This may seem like semantics to you, but it is not.
The force exerted by air resistance is F = ½PV²Cdf
The force required to accelerate (overcome inertia) is F=MA
The equation that you have written below is the force required to accelerate an object horizontally through the air or other inviscid fluid in the absence of rolling friction and gravity. That situation is just never going to happen on a bike, and is just not applicable to any real situation. Therefore, I would say that the formula is useless as is.
Originally Posted by Ideologue
Air resistance at a given rate of acceleration: F = ½PV²Cdf + MA
Material science is one thing, basic equations are another. All I need is a kick-start back into the subject of physics. Determining component size, such as shaft wall thickness, to ensure they can cope with the forces they will be exposed to is relatively easy. Many equations exist and are easy to find (unlike the ones I am asking for help with) that can be used to determine critical component dimensions.

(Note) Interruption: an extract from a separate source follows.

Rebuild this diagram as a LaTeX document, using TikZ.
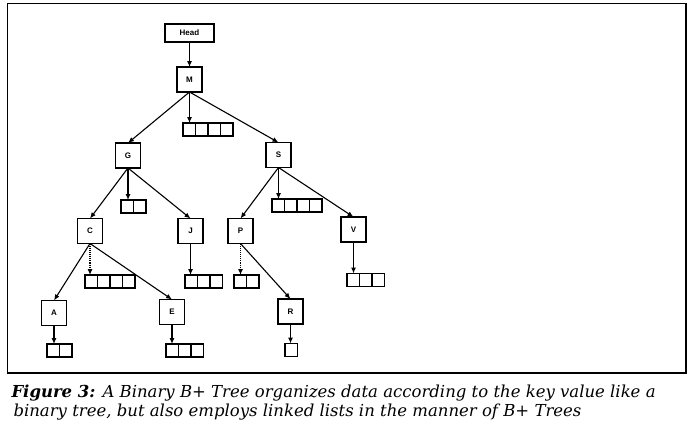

I also think that the equations that you are asking for help with are very basic fundamental equations that are discussed at various levels of detail in high-school and college courses. IMO, the equations that 'should' determine component size, shaft wall thickness, etc. are dramatically more complicated.
Also, you have not dealt with the rotational acceleration problem. This is also fairly easy (intro college physics course material), but significantly more complicated than what you are working on now. It also should not be neglected for a bike. That is why cyclists are more concerned with rotating mass (wheels) than mass on the bike frame.